Manifold structure of spaces of spherical tight frames

TL;DR

This paper studies the geometric and topological structure of spaces of spherical tight frames, revealing their manifold properties, fiber bundle structure, and connectivity, with detailed analysis in specific low-dimensional cases.

Contribution

It establishes the fiber bundle structure of the space of spherical tight frames and characterizes their topological types, including homeomorphisms and manifold decompositions, especially when k and n are coprime.

Findings

F^E_{k,n} -> G^E_{k,n} is a locally trivial fiber bundle.

G^E_{k,n} is homeomorphic to G^E_{k,k-n}.

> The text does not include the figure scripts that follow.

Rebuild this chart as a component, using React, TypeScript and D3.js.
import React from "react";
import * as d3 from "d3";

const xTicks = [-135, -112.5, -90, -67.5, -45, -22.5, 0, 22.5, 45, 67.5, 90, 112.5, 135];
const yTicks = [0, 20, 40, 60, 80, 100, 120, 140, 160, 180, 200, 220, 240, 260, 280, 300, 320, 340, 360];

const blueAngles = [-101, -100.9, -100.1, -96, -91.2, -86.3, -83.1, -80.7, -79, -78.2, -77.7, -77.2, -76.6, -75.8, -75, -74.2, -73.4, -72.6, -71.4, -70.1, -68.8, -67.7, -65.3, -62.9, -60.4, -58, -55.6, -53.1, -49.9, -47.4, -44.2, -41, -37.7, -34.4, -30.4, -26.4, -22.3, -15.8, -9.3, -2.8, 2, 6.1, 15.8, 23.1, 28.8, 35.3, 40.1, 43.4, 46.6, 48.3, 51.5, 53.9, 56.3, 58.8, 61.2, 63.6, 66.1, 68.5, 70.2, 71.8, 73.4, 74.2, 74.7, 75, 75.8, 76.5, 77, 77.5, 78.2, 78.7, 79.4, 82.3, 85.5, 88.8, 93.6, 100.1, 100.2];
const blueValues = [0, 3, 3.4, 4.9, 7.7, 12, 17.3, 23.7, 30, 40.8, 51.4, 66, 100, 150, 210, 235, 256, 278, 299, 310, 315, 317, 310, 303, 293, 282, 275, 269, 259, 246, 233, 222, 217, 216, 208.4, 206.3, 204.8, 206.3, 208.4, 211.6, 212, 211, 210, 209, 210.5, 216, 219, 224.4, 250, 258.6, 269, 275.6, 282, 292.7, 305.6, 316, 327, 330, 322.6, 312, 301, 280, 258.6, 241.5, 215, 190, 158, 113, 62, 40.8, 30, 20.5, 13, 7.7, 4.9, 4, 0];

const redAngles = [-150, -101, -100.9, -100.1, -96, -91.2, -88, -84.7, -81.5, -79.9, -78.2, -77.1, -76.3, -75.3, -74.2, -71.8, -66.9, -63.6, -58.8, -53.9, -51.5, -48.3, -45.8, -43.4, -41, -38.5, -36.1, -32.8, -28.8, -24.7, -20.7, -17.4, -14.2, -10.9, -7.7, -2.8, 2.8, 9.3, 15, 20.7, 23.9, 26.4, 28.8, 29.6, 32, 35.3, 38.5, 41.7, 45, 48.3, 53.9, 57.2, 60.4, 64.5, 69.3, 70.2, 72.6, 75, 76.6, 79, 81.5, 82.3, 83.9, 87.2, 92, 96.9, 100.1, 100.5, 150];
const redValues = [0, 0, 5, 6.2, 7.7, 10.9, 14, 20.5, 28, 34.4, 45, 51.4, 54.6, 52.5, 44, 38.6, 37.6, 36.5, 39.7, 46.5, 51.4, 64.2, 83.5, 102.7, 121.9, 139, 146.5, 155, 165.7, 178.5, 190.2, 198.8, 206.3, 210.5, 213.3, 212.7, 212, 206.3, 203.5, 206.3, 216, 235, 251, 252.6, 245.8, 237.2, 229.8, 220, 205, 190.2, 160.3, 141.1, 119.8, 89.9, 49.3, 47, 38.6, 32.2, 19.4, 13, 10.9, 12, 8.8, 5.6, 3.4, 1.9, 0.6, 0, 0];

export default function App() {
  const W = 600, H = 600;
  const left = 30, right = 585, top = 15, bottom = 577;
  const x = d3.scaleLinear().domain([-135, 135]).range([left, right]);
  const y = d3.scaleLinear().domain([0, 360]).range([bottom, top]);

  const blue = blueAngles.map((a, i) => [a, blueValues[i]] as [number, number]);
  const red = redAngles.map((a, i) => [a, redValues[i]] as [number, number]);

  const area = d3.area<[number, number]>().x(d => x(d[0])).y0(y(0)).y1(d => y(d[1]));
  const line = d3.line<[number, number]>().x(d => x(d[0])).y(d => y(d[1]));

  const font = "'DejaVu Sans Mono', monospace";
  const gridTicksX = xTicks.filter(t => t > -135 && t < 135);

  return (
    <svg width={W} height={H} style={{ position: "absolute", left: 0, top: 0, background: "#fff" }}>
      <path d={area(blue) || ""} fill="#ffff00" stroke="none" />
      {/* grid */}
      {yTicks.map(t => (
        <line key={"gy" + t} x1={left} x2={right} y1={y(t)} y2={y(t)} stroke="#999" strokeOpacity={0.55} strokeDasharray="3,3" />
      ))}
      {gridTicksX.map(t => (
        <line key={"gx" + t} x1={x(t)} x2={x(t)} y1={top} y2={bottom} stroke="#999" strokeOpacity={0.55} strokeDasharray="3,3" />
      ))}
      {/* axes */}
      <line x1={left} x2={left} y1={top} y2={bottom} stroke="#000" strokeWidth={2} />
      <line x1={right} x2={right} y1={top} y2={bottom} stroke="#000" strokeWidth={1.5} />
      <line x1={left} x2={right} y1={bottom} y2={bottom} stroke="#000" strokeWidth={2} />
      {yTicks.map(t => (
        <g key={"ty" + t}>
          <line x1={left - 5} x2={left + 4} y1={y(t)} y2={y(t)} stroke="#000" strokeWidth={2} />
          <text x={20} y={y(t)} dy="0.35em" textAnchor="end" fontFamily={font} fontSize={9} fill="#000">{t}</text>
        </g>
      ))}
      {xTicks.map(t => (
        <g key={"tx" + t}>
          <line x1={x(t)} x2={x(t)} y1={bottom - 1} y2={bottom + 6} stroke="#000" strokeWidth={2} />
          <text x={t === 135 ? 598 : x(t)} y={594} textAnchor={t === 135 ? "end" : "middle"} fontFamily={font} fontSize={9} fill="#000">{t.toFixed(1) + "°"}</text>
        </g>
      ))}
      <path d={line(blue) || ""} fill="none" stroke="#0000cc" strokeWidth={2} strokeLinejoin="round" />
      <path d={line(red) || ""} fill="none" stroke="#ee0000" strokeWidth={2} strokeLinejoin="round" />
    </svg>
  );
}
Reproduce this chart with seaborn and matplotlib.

F^R_{k,2} is connected for k >= 4.

Abstract

We consider the space F^E_{k,n} of all spherical tight frames of k vectors in real or complex n--dimensional Hilbert space E^n, i.e. E=R or E=C, and its orbit space G^E_{k,n}=F^E_{k,n}/O^E_n under the obvious action of the group O^E_n of structure preserving transformations of E^n. We show that the quotient map F^E_{k,n} -> G^E_{k,n} is a locally trivial fiber bundle (also in the more general case of ellipsoidal tight frames) and that there is a homeomorphism G^E_{k,n} -> G^E_{k,k-n}. We show that G^E_{k,n} and F^E_{k,n} are real manifolds whenever k and n are relatively prime, and we describe them as disjoint unions of finitely many manifolds (of various dimensions) when when k and n have a common divisor. We also prove that F^R_{k,2} is connected (k >= 4) and F^R_{n+2,n} is connected, (n >= 2). The spaces G^R_{4,2} and G^R_{5,2} are investigated in detail. The former is found to be a graph and the latter is the orientable surface of genus 25.